Your parents told you to get a degree, get a white-collar job, and you'd be fine. They were right — for forty years. They are not right anymore.

We know this because we measure it. Every month, we pull employment figures, wage data, and job vacancy counts from 12 government statistical agencies across 39 countries. We compute a composite risk score for every occupation we can find reliable data on. We have 2,860 of them now.

Here is what the numbers say, as of this month: 41% of all tracked occupations are rated HIGH or CRITICAL risk. Six months ago it was 34%.

The acceleration is not in factory work. It is not in trucking, or retail, or food service. It is in the soft middle — the professional services layer that absorbed every previous generation of displaced workers.


Who is actually getting hurt

Forget the AI hype cycle for a moment. Forget the demos and the product launches. Look at what is actually happening in the employment data.

In Luxembourg, our highest-risk economy, the average risk score across all occupations is 63.6. Four occupations are CRITICAL. Luxembourg is dominated by financial services and EU institutions — exactly the sectors where document analysis, compliance checking, and workflow automation hit hardest.

In Bulgaria (63.0), Estonia (63.1), Latvia (63.4), and Slovakia (64.9), the pattern is different but the outcome is the same. These are economies where professional services were outsourced from Western Europe on the basis of cost. AI doesn't care about your cost advantage. It cares about whether your tasks are routine and cognitive. If the answer is yes, you are competing with software that costs $20/month.
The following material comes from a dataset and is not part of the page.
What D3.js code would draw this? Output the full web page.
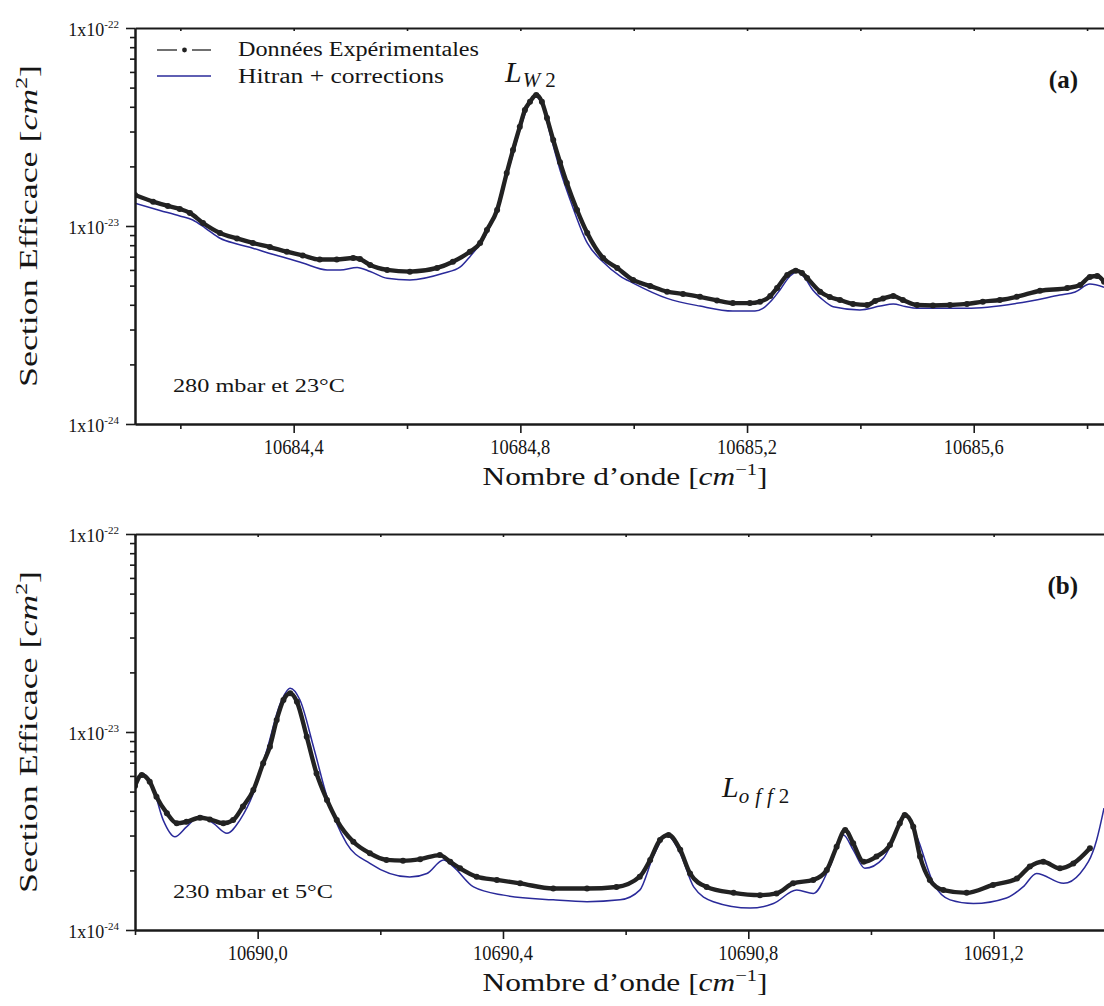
<!DOCTYPE html>
<html><head><meta charset="utf-8">
<script src="https://cdn.jsdelivr.net/npm/d3@7"></script>
<style>
body{margin:0;background:#fff}
svg{display:block}
text{font-family:"Liberation Serif","Times New Roman",serif;fill:#151515}
</style>
</head><body>
<svg id="chart" width="1104" height="1006"></svg>
<script>
// ---------- DATA ----------
// Panel (a): 280 mbar, 23 °C
const topExpWn = [10684.120,10684.152,10684.178,10684.199,10684.217,10684.240,10684.270,10684.300,10684.328,10684.358,10684.388,10684.416,10684.446,10684.476,10684.505,10684.517,10684.535,10684.565,10684.605,10684.653,10684.681,10684.711,10684.729,10684.741,10684.759,10684.776,10684.787,10684.799,10684.808,10684.817,10684.828,10684.838,10684.847,10684.858,10684.870,10684.882,10684.900,10684.918,10684.946,10684.971,10684.999,10685.029,10685.059,10685.087,10685.117,10685.147,10685.175,10685.205,10685.223,10685.241,10685.253,10685.271,10685.286,10685.297,10685.306,10685.329,10685.346,10685.364,10685.387,10685.412,10685.426,10685.440,10685.458,10685.475,10685.500,10685.528,10685.558,10685.588,10685.616,10685.646,10685.676,10685.717,10685.765,10685.788,10685.805,10685.818,10685.830];
const topExpVal = [14.34e-24,13.27e-24,12.62e-24,12.19e-24,11.63e-24,10.36e-24,9.22e-24,8.65e-24,8.21e-24,7.83e-24,7.42e-24,7.10e-24,6.77e-24,6.77e-24,6.89e-24,6.81e-24,6.35e-24,6.00e-24,5.88e-24,6.14e-24,6.60e-24,7.42e-24,8.21e-24,9.54e-24,12.05e-24,18.53e-24,24.2e-24,31.7e-24,38.5e-24,42.4e-24,45.9e-24,42.4e-24,35.1e-24,27.2e-24,21.0e-24,16.49e-24,12.05e-24,9.22e-24,6.89e-24,6.14e-24,5.34e-24,4.98e-24,4.66e-24,4.54e-24,4.39e-24,4.21e-24,4.08e-24,4.08e-24,4.15e-24,4.43e-24,4.86e-24,5.66e-24,5.95e-24,5.79e-24,5.46e-24,4.66e-24,4.38e-24,4.23e-24,4.04e-24,3.99e-24,4.18e-24,4.30e-24,4.43e-24,4.23e-24,3.99e-24,3.97e-24,3.99e-24,4.04e-24,4.15e-24,4.23e-24,4.39e-24,4.71e-24,4.86e-24,5.04e-24,5.53e-24,5.59e-24,5.23e-24];
const topHitWn = [10684.120,10684.164,10684.199,10684.222,10684.244,10684.270,10684.300,10684.328,10684.358,10684.388,10684.416,10684.459,10684.482,10684.512,10684.535,10684.565,10684.605,10684.664,10684.694,10684.711,10684.741,10684.755,10684.769,10684.785,10684.799,10684.812,10684.826,10684.838,10684.852,10684.870,10684.888,10684.918,10684.946,10684.976,10684.999,10685.059,10685.117,10685.175,10685.214,10685.228,10685.244,10685.258,10685.276,10685.288,10685.302,10685.316,10685.332,10685.352,10685.399,10685.435,10685.458,10685.479,10685.500,10685.588,10685.676,10685.752,10685.779,10685.805,10685.830];
const topHitVal = [13.02e-24,11.98e-24,11.23e-24,10.72e-24,9.77e-24,8.67e-24,8.11e-24,7.72e-24,7.26e-24,6.87e-24,6.50e-24,6.00e-24,6.00e-24,6.18e-24,5.89e-24,5.44e-24,5.34e-24,5.77e-24,6.21e-24,7.00e-24,9.22e-24,11.37e-24,15.8e-24,22.0e-24,30.5e-24,39.4e-24,45.0e-24,41.8e-24,29.5e-24,19.18e-24,13.53e-24,8.21e-24,6.58e-24,5.59e-24,5.15e-24,4.31e-24,3.94e-24,3.72e-24,3.72e-24,3.84e-24,4.23e-24,4.75e-24,5.59e-24,5.88e-24,5.46e-24,4.75e-24,4.28e-24,3.91e-24,3.77e-24,3.94e-24,4.04e-24,3.92e-24,3.84e-24,3.84e-24,4.07e-24,4.48e-24,4.64e-24,5.09e-24,4.90e-24];

// Panel (b): 230 mbar, 5 °C
const botExpWn = [10689.800,10689.811,10689.824,10689.835,10689.852,10689.868,10689.884,10689.906,10689.922,10689.944,10689.960,10689.976,10689.993,10690.009,10690.020,10690.031,10690.042,10690.053,10690.064,10690.080,10690.096,10690.113,10690.129,10690.156,10690.183,10690.210,10690.237,10690.265,10690.297,10690.314,10690.330,10690.357,10690.390,10690.428,10690.482,10690.537,10690.585,10690.623,10690.640,10690.656,10690.670,10690.689,10690.705,10690.732,10690.776,10690.819,10690.846,10690.873,10690.906,10690.928,10690.944,10690.958,10690.971,10690.988,10691.009,10691.031,10691.047,10691.055,10691.069,10691.080,10691.096,10691.118,10691.156,10691.199,10691.238,10691.259,10691.281,10691.308,10691.330,10691.357];
const botExpVal = [5.34e-24,6.07e-24,5.61e-24,4.71e-24,3.89e-24,3.46e-24,3.52e-24,3.69e-24,3.62e-24,3.46e-24,3.59e-24,4.20e-24,5.09e-24,6.95e-24,8.43e-24,11.50e-24,14.5e-24,15.69e-24,14.22e-24,9.47e-24,6.18e-24,4.54e-24,3.59e-24,2.79e-24,2.44e-24,2.26e-24,2.24e-24,2.28e-24,2.39e-24,2.21e-24,2.05e-24,1.86e-24,1.79e-24,1.72e-24,1.62e-24,1.62e-24,1.65e-24,1.86e-24,2.26e-24,2.85e-24,3.02e-24,2.54e-24,1.93e-24,1.65e-24,1.54e-24,1.50e-24,1.53e-24,1.72e-24,1.79e-24,2.01e-24,2.63e-24,3.20e-24,2.74e-24,2.21e-24,2.35e-24,2.69e-24,3.46e-24,3.81e-24,3.32e-24,2.35e-24,1.79e-24,1.59e-24,1.54e-24,1.69e-24,1.82e-24,2.09e-24,2.21e-24,2.05e-24,2.17e-24,2.59e-24];
const botHitWn = [10689.800,10689.811,10689.827,10689.846,10689.865,10689.884,10689.906,10689.928,10689.950,10689.971,10689.993,10690.015,10690.037,10690.053,10690.069,10690.091,10690.113,10690.145,10690.183,10690.248,10690.276,10690.303,10690.319,10690.352,10690.401,10690.482,10690.537,10690.591,10690.623,10690.645,10690.667,10690.689,10690.711,10690.743,10690.803,10690.841,10690.879,10690.906,10690.933,10690.955,10690.971,10690.990,10691.020,10691.036,10691.055,10691.075,10691.102,10691.129,10691.167,10691.221,10691.248,10691.270,10691.314,10691.341,10691.368,10691.380];
const botHitVal = [5.53e-24,6.18e-24,5.51e-24,3.59e-24,2.96e-24,3.32e-24,3.77e-24,3.46e-24,3.08e-24,3.59e-24,4.90e-24,8.11e-24,13.96e-24,16.63e-24,14.5e-24,8.43e-24,4.71e-24,2.74e-24,2.17e-24,1.85e-24,1.93e-24,2.26e-24,2.09e-24,1.65e-24,1.50e-24,1.42e-24,1.39e-24,1.42e-24,1.59e-24,2.35e-24,3.02e-24,2.44e-24,1.65e-24,1.39e-24,1.29e-24,1.36e-24,1.59e-24,1.53e-24,2.09e-24,3.02e-24,2.54e-24,2.05e-24,2.30e-24,2.85e-24,3.89e-24,2.96e-24,1.72e-24,1.42e-24,1.36e-24,1.45e-24,1.65e-24,1.93e-24,1.72e-24,1.93e-24,2.85e-24,4.13e-24];

// axis ticks / labels
const topMajorTicks = [10684.4,10684.8,10685.2,10685.6];
const topMinorTicks = [10684.2,10684.6,10685.0,10685.4,10685.8];
const botMajorTicks = [10690.0,10690.4,10690.8,10691.2];
const botMinorTicks = [10689.8,10690.2,10690.6,10691.0,10691.4];
const yDecades = [1e-24,1e-23,1e-22];
const yDecadeExp = ["-24","-23","-22"];
const legendLabels = ["Données Expérimentales","Hitran + corrections"];
const conditionLabels = ["280 mbar et 23°C","230 mbar et 5°C"];
const panelTags = ["(a)","(b)"];

// ---------- DRAWING ----------
const svg = d3.select("#chart");
const BLACK = "#222222", BLUE = "#2a2a9a";

const yMinor = [];
[1e-24,1e-23].forEach(d => { for (let k=2;k<=9;k++) yMinor.push(k*d); });

function panel(cfg){
  const x = d3.scaleLinear().domain(cfg.xDomain).range([cfg.left, cfg.right]);
  const y = d3.scaleLog().domain([1e-24,1e-22]).range([cfg.bottom, cfg.top]);
  const g = svg.append("g");

  const cid = "clip"+cfg.id;
  svg.append("clipPath").attr("id",cid).append("rect")
    .attr("x",cfg.left).attr("y",cfg.top-4).attr("width",cfg.right-cfg.left).attr("height",cfg.bottom-cfg.top+4);
  const plot = g.append("g").attr("clip-path",`url(#${cid})`);

  // Hitran curve
  const hitData = cfg.hitWn.map((w,i)=>[w,cfg.hitVal[i]]);
  plot.append("path").datum(hitData)
    .attr("fill","none").attr("stroke",BLUE).attr("stroke-width",1.5)
    .attr("d", d3.line().x(d=>x(d[0])).y(d=>y(d[1])).curve(d3.curveMonotoneX));

  // experimental data
  const expData = cfg.expWn.map((w,i)=>[w,cfg.expVal[i]]);
  plot.append("path").datum(expData)
    .attr("fill","none").attr("stroke",BLACK).attr("stroke-width",4.4).attr("stroke-linejoin","round")
    .attr("d", d3.line().x(d=>x(d[0])).y(d=>y(d[1])).curve(d3.curveMonotoneX));
  plot.selectAll("circle.e").data(expData).join("circle")
    .attr("cx",d=>x(d[0])).attr("cy",d=>y(d[1])).attr("r",3).attr("fill",BLACK);

  // axes
  const axStyle = sel => { sel.selectAll("path.domain").attr("stroke","#1a1a1a").attr("stroke-width",2);
                           sel.selectAll(".tick line").attr("stroke","#1a1a1a").attr("stroke-width",1.6);
                           sel.selectAll(".tick text").remove(); };
  g.append("g").attr("transform",`translate(0,${cfg.bottom})`)
    .call(d3.axisBottom(x).tickValues(cfg.major).tickSizeInner(9).tickSizeOuter(0)).call(axStyle);
  g.append("g").attr("transform",`translate(0,${cfg.bottom})`)
    .call(d3.axisBottom(x).tickValues(cfg.minor).tickSizeInner(5).tickSizeOuter(0)).call(axStyle);
  g.append("g").attr("transform",`translate(0,${cfg.top})`)
    .call(d3.axisTop(x).tickValues(cfg.major.concat(cfg.minor)).tickSizeInner(-3).tickSizeOuter(0)).call(axStyle);
  g.append("g").attr("transform",`translate(${cfg.left},0)`)
    .call(d3.axisLeft(y).tickValues(yDecades).tickSizeInner(9).tickSizeOuter(0)).call(axStyle);
  g.append("g").attr("transform",`translate(${cfg.left},0)`)
    .call(d3.axisLeft(y).tickValues(yMinor).tickSizeInner(5).tickSizeOuter(0)).call(axStyle);

  // x tick labels
  g.selectAll("text.xt").data(cfg.major).join("text")
    .attr("x",d=>x(d)).attr("y",cfg.bottom+30)
    .attr("text-anchor","middle").attr("font-size",20)
    .attr("textLength",60).attr("lengthAdjust","spacingAndGlyphs")
    .text(d=>d3.format(".1f")(d).replace(".",","));

  // y tick labels
  yDecades.forEach((d,i)=>{
    const t = g.append("text").attr("x",cfg.left-16).attr("y",y(d)+7.5)
      .attr("text-anchor","end").attr("font-size",18);
    t.append("tspan").text("1x10");
    t.append("tspan").attr("dy",-8).attr("font-size",11).text(yDecadeExp[i]);
  });

  // y title
  const cy = (cfg.top+cfg.bottom)/2;
  const yt = g.append("text").attr("transform",`translate(37,${cy}) rotate(-90)`)
    .attr("text-anchor","middle").attr("font-size",26)
    .attr("textLength",322).attr("lengthAdjust","spacingAndGlyphs");
  yt.append("tspan").text("Section Efficace [");
  yt.append("tspan").attr("font-style","italic").text("cm");
  yt.append("tspan").attr("dy",-10).attr("font-size",17).text("2");
  yt.append("tspan").attr("dy",10).text("]");

  // x title
  const xt = g.append("text").attr("x",625).attr("y",cfg.bottom+61)
    .attr("text-anchor","middle").attr("font-size",26)
    .attr("textLength",285).attr("lengthAdjust","spacingAndGlyphs");
  xt.append("tspan").text("Nombre d’onde [");
  xt.append("tspan").attr("font-style","italic").text("cm");
  xt.append("tspan").attr("dy",-10).attr("font-size",17).text("−1");
  xt.append("tspan").attr("dy",10).text("]");

  // panel tag
  g.append("text").attr("x",1078).attr("y",cfg.top+60).attr("text-anchor","end")
    .attr("font-size",25).attr("font-weight","bold").text(cfg.tag);

  // condition text
  g.append("text").attr("x",173).attr("y",cfg.bottom-32)
    .attr("font-size",19).attr("textLength",cfg.condLen).attr("lengthAdjust","spacingAndGlyphs")
    .text(cfg.cond);
  return {x,y,g};
}

panel({id:"a", xDomain:[10684.12,10685.84], left:135, right:135+1.72*566.7, top:28, bottom:424,
  expWn:topExpWn, expVal:topExpVal, hitWn:topHitWn, hitVal:topHitVal,
  major:topMajorTicks, minor:topMinorTicks, tag:panelTags[0], cond:conditionLabels[0], condLen:172});
panel({id:"b", xDomain:[10689.8,10691.4], left:135, right:135+1.6*613.3, top:534, bottom:930,
  expWn:botExpWn, expVal:botExpVal, hitWn:botHitWn, hitVal:botHitVal,
  major:botMajorTicks, minor:botMinorTicks, tag:panelTags[1], cond:conditionLabels[1], condLen:160});

// legend (panel a)
const lg = svg.append("g");
lg.append("line").attr("x1",157).attr("x2",177).attr("y1",50).attr("y2",50).attr("stroke",BLACK).attr("stroke-width",1.3);
lg.append("line").attr("x1",192).attr("x2",211).attr("y1",50).attr("y2",50).attr("stroke",BLACK).attr("stroke-width",1.3);
lg.append("circle").attr("cx",184.5).attr("cy",50).attr("r",2.4).attr("fill",BLACK);
lg.append("line").attr("x1",157).attr("x2",211).attr("y1",76).attr("y2",76).attr("stroke",BLUE).attr("stroke-width",1.4);
lg.append("text").attr("x",238).attr("y",56).attr("font-size",20)
  .attr("textLength",241).attr("lengthAdjust","spacingAndGlyphs").text(legendLabels[0]);
lg.append("text").attr("x",238).attr("y",83).attr("font-size",20)
  .attr("textLength",206).attr("lengthAdjust","spacingAndGlyphs").text(legendLabels[1]);

// line labels
const l1 = svg.append("text").attr("x",505).attr("y",82).attr("font-size",30).attr("font-style","italic");
l1.append("tspan").text("L");
l1.append("tspan").attr("dy",5).attr("font-size",21).attr("dx",1).text("W");
l1.append("tspan").attr("font-style","normal").attr("font-size",21).attr("dx",5).text("2");

const l2 = svg.append("text").attr("x",722).attr("y",797).attr("font-size",30).attr("font-style","italic");
l2.append("tspan").text("L");
l2.append("tspan").attr("dy",6).attr("font-size",21).attr("letter-spacing",6).text("off");
l2.append("tspan").attr("font-style","normal").attr("font-size",21).attr("dx",0).text("2");
</script>
</body></html>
The United States looks deceptively safe. Average risk score: 43.1. But this is an artefact of granularity — we track 1,103 US occupations, including hundreds of manual and service roles that AI cannot touch. Filter for white-collar professional roles and the average jumps above 55.

The Nordics are interesting. Denmark (49.5), Sweden (52.4), Iceland (52.0). Notably lower than the EU median despite similar economic composition. What's different? Union density, institutional retraining infrastructure, and labour protections that slow the transmission of displacement into permanent job loss. The data suggests that institutions matter — not because they prevent displacement, but because they buy time.

Ghost demand

The most important signal in our data is not employment or wages. It is in job vacancies.

We track vacancies across 18 countries using Adzuna, Eurostat, and four national employment agencies. What we see is something we call ghost demand: vacancy counts that remain stable while the nature of the roles changes completely.

A company posts a listing for "Data Analyst." The role now requires AI tool proficiency and is expected to produce the output of three people. The vacancy exists. The hiring count is maintained. The aggregate statistics look healthy.

But the density of work per role has increased, the number of humans needed for a given output has decreased, and the wage premium for the role is compressing as the skill barrier drops.

None of this shows up in vacancy counts. All of it shows up in our wage change and employment change data.

This is why a single metric is useless. You need employment, wages, vacancies, and AI exposure scores measured simultaneously to see what is actually happening. We built the model specifically because no single government report tells the whole story.

The part nobody wants to hear

The professional services economy — consulting, analysis, administration, mid-tier management, routine legal, routine finance — was not just a sector. It was the absorber. It was where displaced workers went.

A factory worker in 1985 could retrain as an office administrator. A coal miner in 2005 could retrain as a data entry clerk.

A displaced office administrator in 2026 cannot retrain as — what, exactly? The roles above require institutional trust and relationship capital that take decades to build. The roles below pay less. The roles sideways are being automated by the same technology.

The soft middle — the band of occupations between manual labour and senior leadership — is not experiencing a transition. It is experiencing a compression. The band is getting thinner. The people in it are not disappearing from the economy. They are competing with each other for fewer seats, at lower wages, while the tools that replaced them get better every quarter.

Our data shows this clearly: in the occupations rated HIGH risk, median wages are declining year-over-year in 67% of cases. In CRITICAL occupations, it is 89%.

What this means for you

If you are reading this and your job involves primarily:

  • Processing information that follows known patterns
  • Producing documents from templates
  • Analysing data that is structured and repeatable
  • Coordinating workflows between other people

...then your occupation is very likely in our HIGH or CRITICAL tier. You should search for it specifically. The score will tell you more than any article can.

If your work involves physical presence, unpredictable human interaction, creative judgment in novel situations, or institutional trust that cannot be replicated — you are likely in our LOW or STABLE tier.

The dividing line is not education level. It is not salary. It is not prestige. It is whether a language model can do 80% of your daily tasks by reading your job description.


We track 2,860 occupations across 39 countries using data from BLS, Eurostat, OECD, ONS, ABS, Statistics Canada, e-Stat, Adzuna, and four national employment agencies. Scores are updated monthly. This is quantitative analysis, not career advice.